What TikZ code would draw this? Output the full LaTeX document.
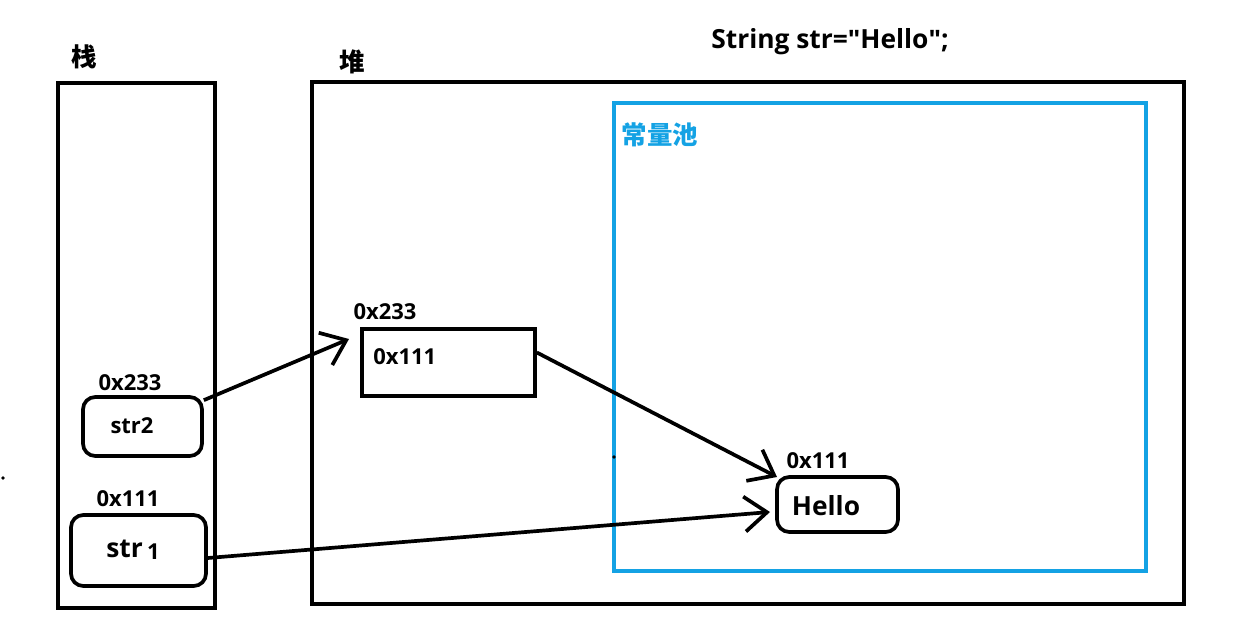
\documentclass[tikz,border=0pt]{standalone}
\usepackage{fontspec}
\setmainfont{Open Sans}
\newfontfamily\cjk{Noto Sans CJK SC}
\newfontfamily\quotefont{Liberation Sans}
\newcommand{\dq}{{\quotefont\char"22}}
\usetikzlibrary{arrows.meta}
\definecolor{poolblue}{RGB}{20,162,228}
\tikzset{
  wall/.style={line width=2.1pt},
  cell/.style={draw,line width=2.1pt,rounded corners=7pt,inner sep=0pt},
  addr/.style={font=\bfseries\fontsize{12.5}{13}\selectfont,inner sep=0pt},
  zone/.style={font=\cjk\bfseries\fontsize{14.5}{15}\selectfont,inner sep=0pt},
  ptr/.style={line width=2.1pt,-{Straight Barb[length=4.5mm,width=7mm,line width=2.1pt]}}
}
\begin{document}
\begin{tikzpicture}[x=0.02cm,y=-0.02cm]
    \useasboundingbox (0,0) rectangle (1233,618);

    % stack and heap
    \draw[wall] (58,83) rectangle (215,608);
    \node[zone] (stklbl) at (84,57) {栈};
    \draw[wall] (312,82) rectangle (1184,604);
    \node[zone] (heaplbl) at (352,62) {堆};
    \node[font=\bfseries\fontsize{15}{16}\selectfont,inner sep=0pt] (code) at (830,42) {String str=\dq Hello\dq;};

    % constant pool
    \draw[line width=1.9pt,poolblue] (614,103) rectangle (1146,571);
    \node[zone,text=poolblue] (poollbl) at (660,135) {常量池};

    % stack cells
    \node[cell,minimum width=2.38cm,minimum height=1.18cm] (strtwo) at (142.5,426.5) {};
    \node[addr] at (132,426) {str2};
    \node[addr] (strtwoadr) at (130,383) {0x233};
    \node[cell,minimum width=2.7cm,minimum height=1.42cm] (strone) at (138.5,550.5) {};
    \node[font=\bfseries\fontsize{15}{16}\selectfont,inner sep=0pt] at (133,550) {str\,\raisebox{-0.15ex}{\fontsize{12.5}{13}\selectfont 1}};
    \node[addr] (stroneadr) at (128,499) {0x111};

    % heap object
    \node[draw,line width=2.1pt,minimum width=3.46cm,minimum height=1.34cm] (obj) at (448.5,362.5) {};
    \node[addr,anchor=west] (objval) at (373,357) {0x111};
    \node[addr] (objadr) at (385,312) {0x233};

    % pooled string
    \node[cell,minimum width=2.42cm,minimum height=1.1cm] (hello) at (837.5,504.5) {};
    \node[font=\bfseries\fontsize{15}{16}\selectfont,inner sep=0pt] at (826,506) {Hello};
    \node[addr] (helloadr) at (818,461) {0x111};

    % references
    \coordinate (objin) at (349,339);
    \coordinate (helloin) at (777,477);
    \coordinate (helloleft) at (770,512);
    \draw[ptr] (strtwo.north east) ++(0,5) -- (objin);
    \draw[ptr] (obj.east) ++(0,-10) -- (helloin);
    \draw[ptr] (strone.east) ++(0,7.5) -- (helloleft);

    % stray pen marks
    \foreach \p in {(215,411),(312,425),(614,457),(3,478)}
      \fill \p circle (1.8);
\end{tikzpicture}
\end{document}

**PROMPT:**
Reproduce every line of the material precisely, omitting its pictures.

**WORKED SOLUTION:**
What TikZ code would draw this? Output the full LaTeX document.
\documentclass[tikz,border=0pt]{standalone}
\usepackage{fontspec}
\setmainfont{Open Sans}
\newfontfamily\cjk{Noto Sans CJK SC}
\newfontfamily\quotefont{Liberation Sans}
\newcommand{\dq}{{\quotefont\char"22}}
\usetikzlibrary{arrows.meta}
\definecolor{poolblue}{RGB}{20,162,228}
\tikzset{
  wall/.style={line width=2.1pt},
  cell/.style={draw,line width=2.1pt,rounded corners=7pt,inner sep=0pt},
  addr/.style={font=\bfseries\fontsize{12.5}{13}\selectfont,inner sep=0pt},
  zone/.style={font=\cjk\bfseries\fontsize{14.5}{15}\selectfont,inner sep=0pt},
  ptr/.style={line width=2.1pt,-{Straight Barb[length=4.5mm,width=7mm,line width=2.1pt]}}
}
\begin{document}
\begin{tikzpicture}[x=0.02cm,y=-0.02cm]
    \useasboundingbox (0,0) rectangle (1233,618);

    % stack and heap
    \draw[wall] (58,83) rectangle (215,608);
    \node[zone] (stklbl) at (84,57) {栈};
    \draw[wall] (312,82) rectangle (1184,604);
    \node[zone] (heaplbl) at (352,62) {堆};
    \node[font=\bfseries\fontsize{15}{16}\selectfont,inner sep=0pt] (code) at (830,42) {String str=\dq Hello\dq;};

    % constant pool
    \draw[line width=1.9pt,poolblue] (614,103) rectangle (1146,571);
    \node[zone,text=poolblue] (poollbl) at (660,135) {常量池};

    % stack cells
    \node[cell,minimum width=2.38cm,minimum height=1.18cm] (strtwo) at (142.5,426.5) {};
    \node[addr] at (132,426) {str2};
    \node[addr] (strtwoadr) at (130,383) {0x233};
    \node[cell,minimum width=2.7cm,minimum height=1.42cm] (strone) at (138.5,550.5) {};
    \node[font=\bfseries\fontsize{15}{16}\selectfont,inner sep=0pt] at (133,550) {str\,\raisebox{-0.15ex}{\fontsize{12.5}{13}\selectfont 1}};
    \node[addr] (stroneadr) at (128,499) {0x111};

    % heap object
    \node[draw,line width=2.1pt,minimum width=3.46cm,minimum height=1.34cm] (obj) at (448.5,362.5) {};
    \node[addr,anchor=west] (objval) at (373,357) {0x111};
    \node[addr] (objadr) at (385,312) {0x233};

    % pooled string
    \node[cell,minimum width=2.42cm,minimum height=1.1cm] (hello) at (837.5,504.5) {};
    \node[font=\bfseries\fontsize{15}{16}\selectfont,inner sep=0pt] at (826,506) {Hello};
    \node[addr] (helloadr) at (818,461) {0x111};

    % references
    \coordinate (objin) at (349,339);
    \coordinate (helloin) at (777,477);
    \coordinate (helloleft) at (770,512);
    \draw[ptr] (strtwo.north east) ++(0,5) -- (objin);
    \draw[ptr] (obj.east) ++(0,-10) -- (helloin);
    \draw[ptr] (strone.east) ++(0,7.5) -- (helloleft);

    % stray pen marks
    \foreach \p in {(215,411),(312,425),(614,457),(3,478)}
      \fill \p circle (1.8);
\end{tikzpicture}
\end{document}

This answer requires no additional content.